If we continue to stifle this city, we will have the snoozefest downtown from 20 years ago and then all that will be left to complain about will be the LACK of bars, profits, parades, and people. I agree we can't go crazy and let it become University St. but I hardly think an upscale beer garden would accomplish that.

Compromise, people. WE MVers compromised when the neighborhood was uprooted to support your humongous condos... give back a little.


Posted by Monica, a resident of North Whisman
on Jun 2, 2012 at 3:39 am

I agree with William and Max. Downtown bars were there before 230 Bryant was even built. There are plenty of quiet neighborhoods in MV, many within convenient walking distance of downtown. If you didn't want to live in a nightlife area, why knowingly choose to live there?

In addition, downtown MV could use an upscale beer garden. Our downtown is one of the least gentrified in the area, with a surprisingly clubby/douchey nightlife, no less. It's embarrassing how much cuter other downtowns look in comparison—look at Redwood City, Los Altos, Sunnyvale, etc.


Posted by The Nose, a resident of another community
on Jun 3, 2012 at 1:26 am

"It's embarrassing how much cuter other downtowns look in comparison—look at Redwood City, Los Altos, Sunnyvale, etc."

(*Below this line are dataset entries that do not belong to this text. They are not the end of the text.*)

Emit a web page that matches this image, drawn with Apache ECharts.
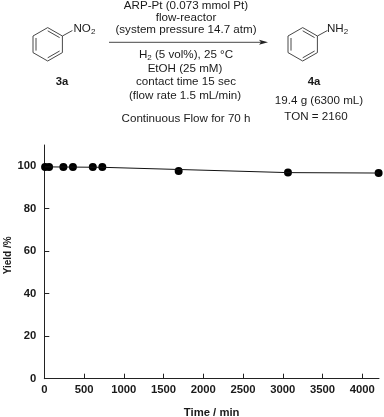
<!DOCTYPE html>
<html>
<head>
<meta charset="utf-8">
<style>
  html, body { margin: 0; padding: 0; background: #fff; }
  #chart { width: 384px; height: 417px; }
</style>
<script src="https://cdn.jsdelivr.net/npm/echarts@6/dist/echarts.min.js"></script>
</head>
<body>
<div id="chart"></div>
<script>
const times = [10, 60, 240, 360, 610, 730, 1690, 3065, 4205];
const yields = [99.7, 99.7, 99.7, 99.7, 99.7, 99.7, 97.8, 97, 96.8];
// the drawn line does not go through every point
const lineTimes = [10, 730, 3065, 4205];
const lineYields = [99.7, 99.5, 97, 96.8];
const xTicks = [0, 500, 1000, 1500, 2000, 2500, 3000, 3500, 4000];
const yTicks = [0, 20, 40, 60, 80, 100];

const aboveArrow = ["ARP-Pt (0.073 mmol Pt)", "flow-reactor", "(system pressure 14.7 atm)"];
const belowArrow = ["EtOH (25 mM)", "contact time 15 sec", "(flow rate 1.5 mL/min)"];

const FONT = '"Liberation Sans", Arial, sans-serif';
const INK = "#1a1a1a";

function label(x, y, text, extra) {
  return {
    type: "text",
    x: x,
    y: y,
    style: Object.assign({
      text: text,
      fill: INK,
      font: "11.6px " + FONT,
      align: "center",
      verticalAlign: "middle",
    }, extra),
  };
}

// text with a small subscript 2, used for NO2, NH2 and H2
function subLabel(x, y, text, tail, align) {
  return {
    type: "text",
    x: x,
    y: y,
    style: {
      rich: {
        m: { fontFamily: FONT, fontSize: 11.6, fill: INK, lineHeight: 14 },
        s: { fontFamily: FONT, fontSize: 8, fill: INK, padding: [5, 0, 0, 0], lineHeight: 14 },
      },
      text: "{m|" + text + "}{s|2}" + (tail ? "{m|" + tail + "}" : ""),
      align: align,
      verticalAlign: "middle",
    },
  };
}

function segment(x1, y1, x2, y2) {
  return {
    type: "line",
    shape: { x1: x1, y1: y1, x2: x2, y2: y2 },
    style: { stroke: "#333", lineWidth: 0.9 },
  };
}

function benzene(cx, cy) {
  const w = 14.7, h = 16.7, q = 8.3;
  return [
    segment(cx, cy - h, cx + w, cy - q),
    segment(cx + w, cy - q, cx + w, cy + q),
    segment(cx + w, cy + q, cx, cy + h),
    segment(cx, cy + h, cx - w, cy + q),
    segment(cx - w, cy + q, cx - w, cy - q),
    segment(cx - w, cy - q, cx, cy - h),
    segment(cx - w + 3, cy - q + 2, cx - w + 3, cy + q - 2),
    segment(cx, cy - h + 3.2, cx + w - 2.8, cy - q + 1.6),
    segment(cx, cy + h - 3.2, cx + w - 2.8, cy + q - 1.6),
    segment(cx + w, cy - q, cx + w + 10, cy - q - 5.5),
  ];
}

const scheme = [
  ...benzene(47.7, 44.3),
  subLabel(73.5, 29, "NO", "", "left"),
  ...benzene(302.7, 44.3),
  subLabel(327, 29, "NH", "", "left"),
  label(62, 82, "3a", { font: "bold 11.3px " + FONT }),
  label(314, 82, "4a", { font: "bold 11.3px " + FONT }),
  segment(109, 42.3, 262, 42.3),
  {
    type: "polygon",
    shape: { points: [[268, 42.3], [259, 39.8], [261, 42.3], [259, 44.8]] },
    style: { fill: "#222" },
  },
  label(186, 6, aboveArrow[0]),
  label(186, 18, aboveArrow[1]),
  label(186, 30, aboveArrow[2]),
  subLabel(186, 55, "H", " (5 vol%), 25 °C", "center"),
  label(185, 69, belowArrow[0]),
  label(186, 82, belowArrow[1]),
  label(185, 96, belowArrow[2]),
  label(186, 119, "Continuous Flow for 70 h"),
  label(319, 101, "19.4 g (6300 mL)"),
  label(316, 117, "TON = 2160"),
];

const chart = echarts.init(document.getElementById("chart"));
chart.setOption({
  animation: false,
  textStyle: { fontFamily: FONT },
  grid: { left: 44.3, right: 5, top: 145, bottom: 38.3, outerBoundsMode: "none" },
  xAxis: {
    type: "value",
    min: 0,
    max: 4210,
    name: "Time / min",
    nameLocation: "middle",
    nameGap: 28.5,
    nameMoveOverlap: false,
    nameTextStyle: { color: INK, fontSize: 11.3, fontWeight: "bold" },
    splitLine: { show: false },
    axisLine: { lineStyle: { color: "#222", width: 1 } },
    axisTick: { inside: true, length: 5, customValues: xTicks, lineStyle: { color: "#222", width: 1 } },
    axisLabel: {
      customValues: xTicks,
      formatter: (v) => String(v),
      color: INK,
      fontSize: 11.3,
      fontWeight: "bold",
      margin: 6,
    },
  },
  yAxis: {
    type: "value",
    min: 0,
    max: 110,
    name: "Yield /%",
    nameLocation: "middle",
    nameGap: 31,
    nameMoveOverlap: false,
    nameTextStyle: { color: INK, fontSize: 10, fontWeight: "bold", padding: [0, 0, 0, 13] },
    splitLine: { show: false },
    axisLine: { lineStyle: { color: "#222", width: 1 } },
    axisTick: { inside: true, length: 5, customValues: yTicks, lineStyle: { color: "#222", width: 1 } },
    axisLabel: {
      customValues: yTicks,
      color: INK,
      fontSize: 11.3,
      fontWeight: "bold",
      margin: 8,
      padding: [2, 0, 0, 0],
    },
  },
  series: [
    {
      type: "line",
      data: lineTimes.map((t, i) => [t, lineYields[i]]),
      symbol: "none",
      clip: false,
      lineStyle: { color: "#111", width: 1 },
    },
    {
      type: "scatter",
      data: times.map((t, i) => [t, yields[i]]),
      symbol: "circle",
      symbolSize: 8,
      clip: false,
      itemStyle: { color: "#000", opacity: 1 },
    },
  ],
  graphic: scheme,
});
</script>
</body>
</html>
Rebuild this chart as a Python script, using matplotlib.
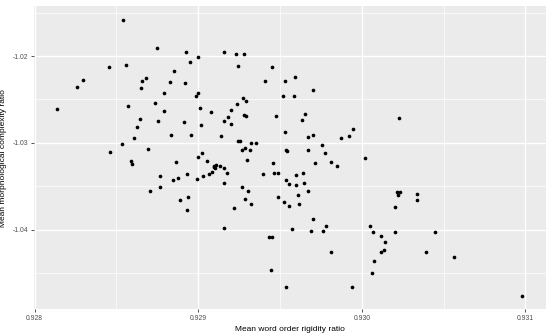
import matplotlib
matplotlib.use('Agg')
import matplotlib.pyplot as plt
import numpy as np

# values
rigidity = [
    0.928538, 0.928746, 0.928925, 0.928951, 0.928996, 0.928457, 0.928559, 0.928849,
    0.928293, 0.928259, 0.928657, 0.928681, 0.928652, 0.928825, 0.928921, 0.928791,
    0.928138, 0.928571, 0.928736, 0.928791, 0.928642, 0.928756, 0.928915, 0.928624,
    0.928831, 0.928954, 0.928608, 0.928535, 0.928691, 0.928459, 0.928587, 0.928596,
    0.928864, 0.928764, 0.928931, 0.928844, 0.928874, 0.928703, 0.928768, 0.928935,
    0.928891, 0.928929, 0.928996, 0.929020, 0.928992, 0.929053, 0.929026, 0.929063,
    0.929087, 0.929099, 0.929108, 0.929096, 0.929104, 0.929134, 0.929160, 0.929177,
    0.929157, 0.929270, 0.929315, 0.929297, 0.929270, 0.929307, 0.929287, 0.929325,
    0.929218, 0.929160, 0.929396, 0.929455, 0.929462, 0.929488, 0.929538, 0.929540,
    0.929538, 0.929553, 0.929486, 0.929523, 0.929553, 0.929596, 0.929598, 0.929642,
    0.929648, 0.929673, 0.929608, 0.929618, 0.929673, 0.929713, 0.929777, 0.929813,
    0.929849, 0.929703, 0.929573, 0.929691, 0.929764, 0.929435, 0.929451, 0.929443,
    0.929535, 0.929782, 0.929813, 0.929942, 0.930017, 0.930218, 0.930233, 0.930224,
    0.930335, 0.930335, 0.930205, 0.930051, 0.930067, 0.930118, 0.930142, 0.930138,
    0.930118, 0.930077, 0.930063, 0.930203, 0.930447, 0.930390, 0.930561, 0.930982,
    0.930227, 0.929945, 0.929923, 0.929872, 0.929758, 0.929160, 0.929230, 0.929282,
    0.929246, 0.929449, 0.929410, 0.929532, 0.929590, 0.929703, 0.928996, 0.928985,
    0.929518, 0.929585, 0.929274, 0.929293, 0.929236, 0.929012, 0.929075, 0.929203,
    0.929282, 0.929293, 0.929179, 0.929157, 0.929203, 0.929018, 0.929476, 0.929651,
    0.929632, 0.929140, 0.929532, 0.929673, 0.929703, 0.929240, 0.929254, 0.929325,
    0.929354, 0.929288,
]
complexity = [
    -1.015818, -1.019044, -1.019505, -1.020657, -1.020161, -1.021313, -1.021083, -1.021728,
    -1.022765, -1.023537, -1.022880, -1.022581, -1.023733, -1.022961, -1.023157, -1.024228,
    -1.026106, -1.025806, -1.025461, -1.026302, -1.027224, -1.027454, -1.027650, -1.028180,
    -1.029067, -1.029067, -1.029447, -1.030138, -1.030714, -1.031025, -1.032028, -1.032488,
    -1.032177, -1.033756, -1.033560, -1.034286, -1.034021, -1.035518, -1.035092, -1.036175,
    -1.036555, -1.037742, -1.031601, -1.031175, -1.034136, -1.032097, -1.033825, -1.033560,
    -1.033364, -1.032638, -1.032558, -1.032834, -1.032869, -1.032673, -1.032869, -1.033445,
    -1.034597, -1.030795, -1.030829, -1.031947, -1.035023, -1.035553, -1.036475, -1.037051,
    -1.037512, -1.039781, -1.033560, -1.032327, -1.033445, -1.033525, -1.030829, -1.030968,
    -1.034217, -1.034747, -1.036290, -1.036751, -1.037212, -1.033641, -1.034862, -1.033445,
    -1.034631, -1.035518, -1.036014, -1.037016, -1.030853, -1.032373, -1.031221, -1.032212,
    -1.032604, -1.038779, -1.039862, -1.040092, -1.040092, -1.040783, -1.040783, -1.044585,
    -1.046544, -1.039585, -1.042581, -1.046613, -1.031717, -1.035714, -1.035668, -1.035945,
    -1.035899, -1.036555, -1.037396, -1.039585, -1.040207, -1.040737, -1.041429, -1.042281,
    -1.042581, -1.043548, -1.045000, -1.040276, -1.040276, -1.042512, -1.043157, -1.047581,
    -1.027143, -1.028410, -1.029263, -1.029493, -1.030253, -1.019505, -1.019735, -1.019735,
    -1.021152, -1.021267, -1.022846, -1.022846, -1.022465, -1.023917, -1.024228, -1.024574,
    -1.024574, -1.024574, -1.024885, -1.025230, -1.025530, -1.025956, -1.026452, -1.026267,
    -1.026797, -1.026959, -1.027028, -1.027454, -1.027834, -1.027915, -1.026912, -1.026647,
    -1.027419, -1.029263, -1.028756, -1.029378, -1.029147, -1.029758, -1.029839, -1.030069,
    -1.030023, -1.030565,
]

x_ticks = [0.928, 0.929, 0.930, 0.931]
x_tick_labels = ["0.928", "0.929", "0.930", "0.931"]
y_ticks = [-1.04, -1.03, -1.02]
y_tick_labels = ["-1.04", "-1.03", "-1.02"]

plt.rcParams['font.family'] = ['Liberation Sans', 'DejaVu Sans']

fig = plt.figure(figsize=(5.5, 3.34), dpi=100)
ax = fig.add_axes([34 / 550, 1 - 309.3 / 334, 511.7 / 550, 303.3 / 334])

# ggplot-style 5% expansion
x = np.array(rigidity)
y = np.array(complexity)
xpad = (x.max() - x.min()) * 0.05
ypad = (y.max() - y.min()) * 0.05
ax.set_xlim(x.min() - xpad, x.max() + xpad)
ax.set_ylim(y.min() - ypad, y.max() + ypad)

ax.set_facecolor('#EBEBEB')
for s in ax.spines.values():
    s.set_visible(False)

ax.set_xticks(x_ticks)
ax.set_xticklabels(x_tick_labels)
ax.set_yticks(y_ticks)
ax.set_yticklabels(y_tick_labels)
ax.set_xticks([0.9285, 0.9295, 0.9305], minor=True)
ax.set_yticks([-1.045, -1.035, -1.025, -1.015], minor=True)

ax.grid(True, which='major', color='white', linewidth=1.0)
ax.grid(True, which='minor', color='white', linewidth=0.5)
ax.set_axisbelow(True)

ax.tick_params(which='major', length=2.5, width=0.6, color='#333333',
               labelsize=4.9, labelcolor='#4D4D4D', pad=1.5)
ax.tick_params(which='minor', length=0)

ax.scatter(x, y, s=7, color='black', linewidths=0, zorder=3)

ax.set_xlabel("Mean word order rigidity ratio", fontsize=6, labelpad=3)
ax.set_ylabel("Mean morphological complexity ratio", fontsize=6, labelpad=4)

fig.savefig("out.png", dpi=100)
plt.close(fig)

Walk a few blocks from downtown RWC and it's a mess, trash everywhere and junky storefronts...

Los Altos-- a morgue after 7pm on any given day

Sunnyvale==neverending redevelopment disaster, junky old strip malls and traffic nightmares


Posted by smadison, a resident of Old Mountain View
on Jun 4, 2012 at 1:15 pm

smadison is a registered user.

[Reposting earlier comments from the other, identical article...]

I find it reprehensible that ONE resident can single-handedly jeopardize responsible business growth in downtown Mountain View. [Portion removed due to violation of terms of use: personal attack]

I purchased my home in Mountain View in 1990, specifically because of the downtown revitalization efforts that had just been launched. Over the past two decades, I have enjoyed the proximity to public transportation, services, and downtown destinations that have made Mountain View a bustling urban destination. I enjoy equally the sounds of the mockingbird who chirps a thousand songs outside my bedroom window every morning, as well as the toot of the trains as they rumble down the tracks. The swishing noises of cars zooming down 85 and 237 are as peaceful to me as crashing waves on a secluded beach.

If I didn't enjoy all that comprises the essence of Mountain View, I could instead have chosen to live in any number of other strip-mall ladden, ticky-tacky housing, dull suburban destinations in the area.

If you don't enjoy the vibrancy of our town, why persist in residing here (except for the opportunity to be a thorn in everyone's side). Those condos were built well AFTER the site of the proposed Stein's location, which has historically hosted indoor and outdoor dining, so there's no argument to be made that she didn't know what she was buying into.

I'm appalled that someone would move into MY neighborhood and then try to bend it to their will. This offends me. If you don't like it, move. We won't see the back of you soon enough.

Peter Gilli and Noah Downing, SHAME on you for kowtowing to the sentiments of a few non-representative members of our community over the wishes of all.

Now, is there a fund to which I can donate, to help cover the cost of Kim's appeal?